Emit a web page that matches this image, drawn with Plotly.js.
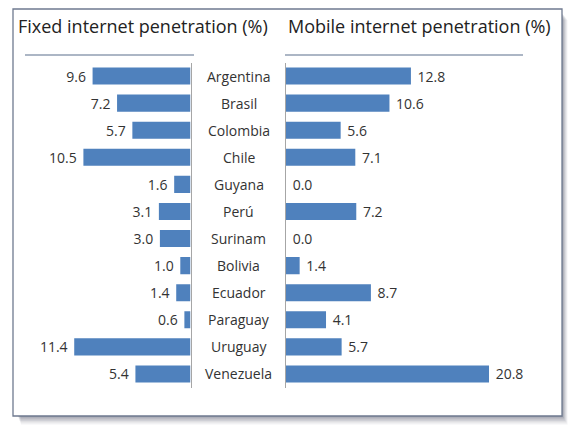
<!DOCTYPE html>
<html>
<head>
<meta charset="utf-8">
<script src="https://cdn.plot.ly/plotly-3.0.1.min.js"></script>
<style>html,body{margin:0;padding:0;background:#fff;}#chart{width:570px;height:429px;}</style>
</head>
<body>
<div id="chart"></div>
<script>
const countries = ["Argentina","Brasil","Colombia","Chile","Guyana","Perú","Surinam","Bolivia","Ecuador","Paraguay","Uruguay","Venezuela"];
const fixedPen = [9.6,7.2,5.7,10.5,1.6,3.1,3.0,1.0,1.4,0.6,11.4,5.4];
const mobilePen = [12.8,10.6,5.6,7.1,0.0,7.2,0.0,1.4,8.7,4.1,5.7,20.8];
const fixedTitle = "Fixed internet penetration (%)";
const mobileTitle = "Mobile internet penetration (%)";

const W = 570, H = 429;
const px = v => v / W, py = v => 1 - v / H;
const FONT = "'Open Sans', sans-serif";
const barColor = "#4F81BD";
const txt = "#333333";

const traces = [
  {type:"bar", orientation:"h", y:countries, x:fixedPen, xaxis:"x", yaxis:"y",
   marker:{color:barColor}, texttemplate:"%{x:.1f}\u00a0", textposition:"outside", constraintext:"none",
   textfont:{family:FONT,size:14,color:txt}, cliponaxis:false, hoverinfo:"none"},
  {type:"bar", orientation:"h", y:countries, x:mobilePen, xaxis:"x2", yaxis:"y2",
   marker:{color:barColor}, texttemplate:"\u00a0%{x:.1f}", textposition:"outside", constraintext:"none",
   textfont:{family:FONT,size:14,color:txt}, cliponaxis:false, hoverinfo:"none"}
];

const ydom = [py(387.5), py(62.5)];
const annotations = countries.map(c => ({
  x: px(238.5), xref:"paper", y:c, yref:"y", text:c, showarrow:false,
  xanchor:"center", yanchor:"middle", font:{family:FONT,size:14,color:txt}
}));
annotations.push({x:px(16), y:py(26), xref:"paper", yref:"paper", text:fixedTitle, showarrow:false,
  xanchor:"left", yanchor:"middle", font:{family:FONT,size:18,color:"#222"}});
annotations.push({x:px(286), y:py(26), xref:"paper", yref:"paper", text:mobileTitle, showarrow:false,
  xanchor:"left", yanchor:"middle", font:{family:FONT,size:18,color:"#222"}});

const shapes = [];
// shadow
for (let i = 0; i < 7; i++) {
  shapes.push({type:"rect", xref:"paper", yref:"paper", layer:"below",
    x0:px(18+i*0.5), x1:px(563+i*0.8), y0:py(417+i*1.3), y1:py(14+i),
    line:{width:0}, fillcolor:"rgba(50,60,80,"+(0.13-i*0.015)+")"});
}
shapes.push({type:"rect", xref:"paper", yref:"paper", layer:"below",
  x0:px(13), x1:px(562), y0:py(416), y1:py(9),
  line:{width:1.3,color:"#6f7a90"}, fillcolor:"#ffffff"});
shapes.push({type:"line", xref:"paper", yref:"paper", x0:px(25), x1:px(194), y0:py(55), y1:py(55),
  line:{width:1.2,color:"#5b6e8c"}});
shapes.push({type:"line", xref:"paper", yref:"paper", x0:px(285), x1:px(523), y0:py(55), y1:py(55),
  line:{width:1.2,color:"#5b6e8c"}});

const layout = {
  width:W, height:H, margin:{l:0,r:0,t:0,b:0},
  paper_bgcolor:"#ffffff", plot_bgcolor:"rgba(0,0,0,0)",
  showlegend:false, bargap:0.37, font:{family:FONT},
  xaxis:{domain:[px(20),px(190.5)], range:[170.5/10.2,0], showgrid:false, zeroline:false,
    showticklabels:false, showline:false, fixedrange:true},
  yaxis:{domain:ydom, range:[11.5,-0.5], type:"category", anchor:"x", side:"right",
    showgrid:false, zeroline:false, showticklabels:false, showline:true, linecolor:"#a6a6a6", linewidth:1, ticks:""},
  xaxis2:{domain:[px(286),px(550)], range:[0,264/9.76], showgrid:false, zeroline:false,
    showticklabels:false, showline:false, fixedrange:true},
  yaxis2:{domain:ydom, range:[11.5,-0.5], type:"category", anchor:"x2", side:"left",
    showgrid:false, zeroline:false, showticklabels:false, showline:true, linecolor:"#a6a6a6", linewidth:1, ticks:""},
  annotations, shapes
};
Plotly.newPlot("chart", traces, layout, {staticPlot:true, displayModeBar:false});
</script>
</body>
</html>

AIM OF THE EXERCISE: The material above holds pictures; copy everything else in it exactly.

EXERCISE SOLUTION:
Emit a web page that matches this image, drawn with Plotly.js.
<!DOCTYPE html>
<html>
<head>
<meta charset="utf-8">
<script src="https://cdn.plot.ly/plotly-3.0.1.min.js"></script>
<style>html,body{margin:0;padding:0;background:#fff;}#chart{width:570px;height:429px;}</style>
</head>
<body>
<div id="chart"></div>
<script>
const countries = ["Argentina","Brasil","Colombia","Chile","Guyana","Perú","Surinam","Bolivia","Ecuador","Paraguay","Uruguay","Venezuela"];
const fixedPen = [9.6,7.2,5.7,10.5,1.6,3.1,3.0,1.0,1.4,0.6,11.4,5.4];
const mobilePen = [12.8,10.6,5.6,7.1,0.0,7.2,0.0,1.4,8.7,4.1,5.7,20.8];
const fixedTitle = "Fixed internet penetration (%)";
const mobileTitle = "Mobile internet penetration (%)";

const W = 570, H = 429;
const px = v => v / W, py = v => 1 - v / H;
const FONT = "'Open Sans', sans-serif";
const barColor = "#4F81BD";
const txt = "#333333";

const traces = [
  {type:"bar", orientation:"h", y:countries, x:fixedPen, xaxis:"x", yaxis:"y",
   marker:{color:barColor}, texttemplate:"%{x:.1f}\u00a0", textposition:"outside", constraintext:"none",
   textfont:{family:FONT,size:14,color:txt}, cliponaxis:false, hoverinfo:"none"},
  {type:"bar", orientation:"h", y:countries, x:mobilePen, xaxis:"x2", yaxis:"y2",
   marker:{color:barColor}, texttemplate:"\u00a0%{x:.1f}", textposition:"outside", constraintext:"none",
   textfont:{family:FONT,size:14,color:txt}, cliponaxis:false, hoverinfo:"none"}
];

const ydom = [py(387.5), py(62.5)];
const annotations = countries.map(c => ({
  x: px(238.5), xref:"paper", y:c, yref:"y", text:c, showarrow:false,
  xanchor:"center", yanchor:"middle", font:{family:FONT,size:14,color:txt}
}));
annotations.push({x:px(16), y:py(26), xref:"paper", yref:"paper", text:fixedTitle, showarrow:false,
  xanchor:"left", yanchor:"middle", font:{family:FONT,size:18,color:"#222"}});
annotations.push({x:px(286), y:py(26), xref:"paper", yref:"paper", text:mobileTitle, showarrow:false,
  xanchor:"left", yanchor:"middle", font:{family:FONT,size:18,color:"#222"}});

const shapes = [];
// shadow
for (let i = 0; i < 7; i++) {
  shapes.push({type:"rect", xref:"paper", yref:"paper", layer:"below",
    x0:px(18+i*0.5), x1:px(563+i*0.8), y0:py(417+i*1.3), y1:py(14+i),
    line:{width:0}, fillcolor:"rgba(50,60,80,"+(0.13-i*0.015)+")"});
}
shapes.push({type:"rect", xref:"paper", yref:"paper", layer:"below",
  x0:px(13), x1:px(562), y0:py(416), y1:py(9),
  line:{width:1.3,color:"#6f7a90"}, fillcolor:"#ffffff"});
shapes.push({type:"line", xref:"paper", yref:"paper", x0:px(25), x1:px(194), y0:py(55), y1:py(55),
  line:{width:1.2,color:"#5b6e8c"}});
shapes.push({type:"line", xref:"paper", yref:"paper", x0:px(285), x1:px(523), y0:py(55), y1:py(55),
  line:{width:1.2,color:"#5b6e8c"}});

const layout = {
  width:W, height:H, margin:{l:0,r:0,t:0,b:0},
  paper_bgcolor:"#ffffff", plot_bgcolor:"rgba(0,0,0,0)",
  showlegend:false, bargap:0.37, font:{family:FONT},
  xaxis:{domain:[px(20),px(190.5)], range:[170.5/10.2,0], showgrid:false, zeroline:false,
    showticklabels:false, showline:false, fixedrange:true},
  yaxis:{domain:ydom, range:[11.5,-0.5], type:"category", anchor:"x", side:"right",
    showgrid:false, zeroline:false, showticklabels:false, showline:true, linecolor:"#a6a6a6", linewidth:1, ticks:""},
  xaxis2:{domain:[px(286),px(550)], range:[0,264/9.76], showgrid:false, zeroline:false,
    showticklabels:false, showline:false, fixedrange:true},
  yaxis2:{domain:ydom, range:[11.5,-0.5], type:"category", anchor:"x2", side:"left",
    showgrid:false, zeroline:false, showticklabels:false, showline:true, linecolor:"#a6a6a6", linewidth:1, ticks:""},
  annotations, shapes
};
Plotly.newPlot("chart", traces, layout, {staticPlot:true, displayModeBar:false});
</script>
</body>
</html>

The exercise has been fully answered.